= The problem =
Transcribe the full listing below exactly.

%%

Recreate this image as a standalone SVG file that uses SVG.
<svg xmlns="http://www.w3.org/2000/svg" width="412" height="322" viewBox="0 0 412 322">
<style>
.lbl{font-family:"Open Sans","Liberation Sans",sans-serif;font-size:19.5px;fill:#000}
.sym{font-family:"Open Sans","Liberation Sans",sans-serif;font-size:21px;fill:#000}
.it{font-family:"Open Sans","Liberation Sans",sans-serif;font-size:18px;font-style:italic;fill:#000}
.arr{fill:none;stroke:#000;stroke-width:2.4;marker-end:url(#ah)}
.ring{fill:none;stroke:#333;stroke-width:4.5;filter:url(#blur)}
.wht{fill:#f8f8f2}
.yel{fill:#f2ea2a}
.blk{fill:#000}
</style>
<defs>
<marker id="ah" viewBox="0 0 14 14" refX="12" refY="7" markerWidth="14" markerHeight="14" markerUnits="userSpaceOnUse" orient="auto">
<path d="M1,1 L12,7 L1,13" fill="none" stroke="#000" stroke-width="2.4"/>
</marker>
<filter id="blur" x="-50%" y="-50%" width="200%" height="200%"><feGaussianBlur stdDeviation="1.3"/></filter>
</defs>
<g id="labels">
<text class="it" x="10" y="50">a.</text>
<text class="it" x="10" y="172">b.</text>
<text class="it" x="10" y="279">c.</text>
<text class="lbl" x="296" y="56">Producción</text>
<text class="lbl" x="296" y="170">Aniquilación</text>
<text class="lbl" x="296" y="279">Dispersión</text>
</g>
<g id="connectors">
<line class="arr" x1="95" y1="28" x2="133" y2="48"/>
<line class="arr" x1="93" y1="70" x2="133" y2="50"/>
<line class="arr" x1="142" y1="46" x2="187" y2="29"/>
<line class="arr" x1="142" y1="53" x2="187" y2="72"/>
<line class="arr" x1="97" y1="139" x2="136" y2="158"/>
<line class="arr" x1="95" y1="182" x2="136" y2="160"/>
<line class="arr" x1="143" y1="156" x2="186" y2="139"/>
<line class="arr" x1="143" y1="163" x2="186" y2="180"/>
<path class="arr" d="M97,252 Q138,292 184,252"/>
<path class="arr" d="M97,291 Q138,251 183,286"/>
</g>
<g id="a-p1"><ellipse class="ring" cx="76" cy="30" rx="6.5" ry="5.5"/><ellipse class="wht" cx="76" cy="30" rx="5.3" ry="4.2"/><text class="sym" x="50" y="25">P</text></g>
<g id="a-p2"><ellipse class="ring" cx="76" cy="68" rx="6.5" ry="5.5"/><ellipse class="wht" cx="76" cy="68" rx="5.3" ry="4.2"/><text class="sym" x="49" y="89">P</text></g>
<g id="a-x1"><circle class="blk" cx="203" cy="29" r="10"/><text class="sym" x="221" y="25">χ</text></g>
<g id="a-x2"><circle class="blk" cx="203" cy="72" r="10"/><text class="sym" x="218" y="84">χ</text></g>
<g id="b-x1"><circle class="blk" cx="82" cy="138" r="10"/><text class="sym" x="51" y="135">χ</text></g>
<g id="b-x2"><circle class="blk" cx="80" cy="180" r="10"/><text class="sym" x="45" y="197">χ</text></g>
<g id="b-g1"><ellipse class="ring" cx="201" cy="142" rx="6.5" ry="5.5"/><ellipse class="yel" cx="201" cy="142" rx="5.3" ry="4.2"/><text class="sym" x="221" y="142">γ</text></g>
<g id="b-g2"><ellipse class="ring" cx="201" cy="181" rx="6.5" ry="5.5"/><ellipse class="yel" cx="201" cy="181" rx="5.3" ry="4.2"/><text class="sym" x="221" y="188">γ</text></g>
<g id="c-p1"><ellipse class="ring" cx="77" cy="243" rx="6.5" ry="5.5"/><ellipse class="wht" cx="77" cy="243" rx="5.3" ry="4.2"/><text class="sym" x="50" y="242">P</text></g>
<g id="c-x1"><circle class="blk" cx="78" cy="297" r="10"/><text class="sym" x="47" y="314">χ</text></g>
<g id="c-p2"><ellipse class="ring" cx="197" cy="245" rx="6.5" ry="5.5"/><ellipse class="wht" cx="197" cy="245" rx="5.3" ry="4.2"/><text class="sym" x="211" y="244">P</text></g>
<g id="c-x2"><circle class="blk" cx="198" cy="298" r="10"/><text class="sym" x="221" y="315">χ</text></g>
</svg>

%%

= Answer in full =
Recreate this image as a standalone SVG file that uses SVG.
<svg xmlns="http://www.w3.org/2000/svg" width="412" height="322" viewBox="0 0 412 322">
<style>
.lbl{font-family:"Open Sans","Liberation Sans",sans-serif;font-size:19.5px;fill:#000}
.sym{font-family:"Open Sans","Liberation Sans",sans-serif;font-size:21px;fill:#000}
.it{font-family:"Open Sans","Liberation Sans",sans-serif;font-size:18px;font-style:italic;fill:#000}
.arr{fill:none;stroke:#000;stroke-width:2.4;marker-end:url(#ah)}
.ring{fill:none;stroke:#333;stroke-width:4.5;filter:url(#blur)}
.wht{fill:#f8f8f2}
.yel{fill:#f2ea2a}
.blk{fill:#000}
</style>
<defs>
<marker id="ah" viewBox="0 0 14 14" refX="12" refY="7" markerWidth="14" markerHeight="14" markerUnits="userSpaceOnUse" orient="auto">
<path d="M1,1 L12,7 L1,13" fill="none" stroke="#000" stroke-width="2.4"/>
</marker>
<filter id="blur" x="-50%" y="-50%" width="200%" height="200%"><feGaussianBlur stdDeviation="1.3"/></filter>
</defs>
<g id="labels">
<text class="it" x="10" y="50">a.</text>
<text class="it" x="10" y="172">b.</text>
<text class="it" x="10" y="279">c.</text>
<text class="lbl" x="296" y="56">Producción</text>
<text class="lbl" x="296" y="170">Aniquilación</text>
<text class="lbl" x="296" y="279">Dispersión</text>
</g>
<g id="connectors">
<line class="arr" x1="95" y1="28" x2="133" y2="48"/>
<line class="arr" x1="93" y1="70" x2="133" y2="50"/>
<line class="arr" x1="142" y1="46" x2="187" y2="29"/>
<line class="arr" x1="142" y1="53" x2="187" y2="72"/>
<line class="arr" x1="97" y1="139" x2="136" y2="158"/>
<line class="arr" x1="95" y1="182" x2="136" y2="160"/>
<line class="arr" x1="143" y1="156" x2="186" y2="139"/>
<line class="arr" x1="143" y1="163" x2="186" y2="180"/>
<path class="arr" d="M97,252 Q138,292 184,252"/>
<path class="arr" d="M97,291 Q138,251 183,286"/>
</g>
<g id="a-p1"><ellipse class="ring" cx="76" cy="30" rx="6.5" ry="5.5"/><ellipse class="wht" cx="76" cy="30" rx="5.3" ry="4.2"/><text class="sym" x="50" y="25">P</text></g>
<g id="a-p2"><ellipse class="ring" cx="76" cy="68" rx="6.5" ry="5.5"/><ellipse class="wht" cx="76" cy="68" rx="5.3" ry="4.2"/><text class="sym" x="49" y="89">P</text></g>
<g id="a-x1"><circle class="blk" cx="203" cy="29" r="10"/><text class="sym" x="221" y="25">χ</text></g>
<g id="a-x2"><circle class="blk" cx="203" cy="72" r="10"/><text class="sym" x="218" y="84">χ</text></g>
<g id="b-x1"><circle class="blk" cx="82" cy="138" r="10"/><text class="sym" x="51" y="135">χ</text></g>
<g id="b-x2"><circle class="blk" cx="80" cy="180" r="10"/><text class="sym" x="45" y="197">χ</text></g>
<g id="b-g1"><ellipse class="ring" cx="201" cy="142" rx="6.5" ry="5.5"/><ellipse class="yel" cx="201" cy="142" rx="5.3" ry="4.2"/><text class="sym" x="221" y="142">γ</text></g>
<g id="b-g2"><ellipse class="ring" cx="201" cy="181" rx="6.5" ry="5.5"/><ellipse class="yel" cx="201" cy="181" rx="5.3" ry="4.2"/><text class="sym" x="221" y="188">γ</text></g>
<g id="c-p1"><ellipse class="ring" cx="77" cy="243" rx="6.5" ry="5.5"/><ellipse class="wht" cx="77" cy="243" rx="5.3" ry="4.2"/><text class="sym" x="50" y="242">P</text></g>
<g id="c-x1"><circle class="blk" cx="78" cy="297" r="10"/><text class="sym" x="47" y="314">χ</text></g>
<g id="c-p2"><ellipse class="ring" cx="197" cy="245" rx="6.5" ry="5.5"/><ellipse class="wht" cx="197" cy="245" rx="5.3" ry="4.2"/><text class="sym" x="211" y="244">P</text></g>
<g id="c-x2"><circle class="blk" cx="198" cy="298" r="10"/><text class="sym" x="221" y="315">χ</text></g>
</svg>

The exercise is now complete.